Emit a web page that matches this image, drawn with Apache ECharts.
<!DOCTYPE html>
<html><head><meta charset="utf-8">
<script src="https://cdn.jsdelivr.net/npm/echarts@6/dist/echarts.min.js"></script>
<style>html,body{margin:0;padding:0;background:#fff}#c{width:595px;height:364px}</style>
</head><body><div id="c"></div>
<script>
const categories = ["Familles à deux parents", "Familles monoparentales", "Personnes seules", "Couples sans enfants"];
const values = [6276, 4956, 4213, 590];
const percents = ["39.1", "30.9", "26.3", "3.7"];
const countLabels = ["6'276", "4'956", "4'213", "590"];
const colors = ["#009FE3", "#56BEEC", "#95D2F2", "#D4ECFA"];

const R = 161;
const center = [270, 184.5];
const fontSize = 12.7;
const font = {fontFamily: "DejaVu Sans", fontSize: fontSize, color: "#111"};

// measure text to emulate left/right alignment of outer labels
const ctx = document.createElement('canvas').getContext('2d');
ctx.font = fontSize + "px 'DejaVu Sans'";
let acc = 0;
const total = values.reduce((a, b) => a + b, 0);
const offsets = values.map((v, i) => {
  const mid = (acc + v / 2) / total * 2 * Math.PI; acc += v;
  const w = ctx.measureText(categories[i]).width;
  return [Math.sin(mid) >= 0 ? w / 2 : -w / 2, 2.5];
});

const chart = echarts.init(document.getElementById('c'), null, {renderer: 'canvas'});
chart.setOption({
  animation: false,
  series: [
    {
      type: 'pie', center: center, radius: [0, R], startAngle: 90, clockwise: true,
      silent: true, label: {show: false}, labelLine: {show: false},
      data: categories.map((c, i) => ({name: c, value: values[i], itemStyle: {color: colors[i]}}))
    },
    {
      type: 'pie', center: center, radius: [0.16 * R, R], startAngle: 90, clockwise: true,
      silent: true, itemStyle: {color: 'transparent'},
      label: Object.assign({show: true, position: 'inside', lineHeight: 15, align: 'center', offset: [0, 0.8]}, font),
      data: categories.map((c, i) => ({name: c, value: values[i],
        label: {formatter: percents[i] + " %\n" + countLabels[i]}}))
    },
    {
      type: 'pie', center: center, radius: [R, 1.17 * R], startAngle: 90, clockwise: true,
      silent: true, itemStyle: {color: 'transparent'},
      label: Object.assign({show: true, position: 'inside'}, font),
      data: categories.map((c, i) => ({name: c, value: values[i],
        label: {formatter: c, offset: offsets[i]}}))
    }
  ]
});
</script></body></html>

________________________________________

**WHAT IS ASKED:**
Output all of the data again. Match it exactly.

**RESULT OF THE TASK:**
Emit a web page that matches this image, drawn with Apache ECharts.
<!DOCTYPE html>
<html><head><meta charset="utf-8">
<script src="https://cdn.jsdelivr.net/npm/echarts@6/dist/echarts.min.js"></script>
<style>html,body{margin:0;padding:0;background:#fff}#c{width:595px;height:364px}</style>
</head><body><div id="c"></div>
<script>
const categories = ["Familles à deux parents", "Familles monoparentales", "Personnes seules", "Couples sans enfants"];
const values = [6276, 4956, 4213, 590];
const percents = ["39.1", "30.9", "26.3", "3.7"];
const countLabels = ["6'276", "4'956", "4'213", "590"];
const colors = ["#009FE3", "#56BEEC", "#95D2F2", "#D4ECFA"];

const R = 161;
const center = [270, 184.5];
const fontSize = 12.7;
const font = {fontFamily: "DejaVu Sans", fontSize: fontSize, color: "#111"};

// measure text to emulate left/right alignment of outer labels
const ctx = document.createElement('canvas').getContext('2d');
ctx.font = fontSize + "px 'DejaVu Sans'";
let acc = 0;
const total = values.reduce((a, b) => a + b, 0);
const offsets = values.map((v, i) => {
  const mid = (acc + v / 2) / total * 2 * Math.PI; acc += v;
  const w = ctx.measureText(categories[i]).width;
  return [Math.sin(mid) >= 0 ? w / 2 : -w / 2, 2.5];
});

const chart = echarts.init(document.getElementById('c'), null, {renderer: 'canvas'});
chart.setOption({
  animation: false,
  series: [
    {
      type: 'pie', center: center, radius: [0, R], startAngle: 90, clockwise: true,
      silent: true, label: {show: false}, labelLine: {show: false},
      data: categories.map((c, i) => ({name: c, value: values[i], itemStyle: {color: colors[i]}}))
    },
    {
      type: 'pie', center: center, radius: [0.16 * R, R], startAngle: 90, clockwise: true,
      silent: true, itemStyle: {color: 'transparent'},
      label: Object.assign({show: true, position: 'inside', lineHeight: 15, align: 'center', offset: [0, 0.8]}, font),
      data: categories.map((c, i) => ({name: c, value: values[i],
        label: {formatter: percents[i] + " %\n" + countLabels[i]}}))
    },
    {
      type: 'pie', center: center, radius: [R, 1.17 * R], startAngle: 90, clockwise: true,
      silent: true, itemStyle: {color: 'transparent'},
      label: Object.assign({show: true, position: 'inside'}, font),
      data: categories.map((c, i) => ({name: c, value: values[i],
        label: {formatter: c, offset: offsets[i]}}))
    }
  ]
});
</script></body></html>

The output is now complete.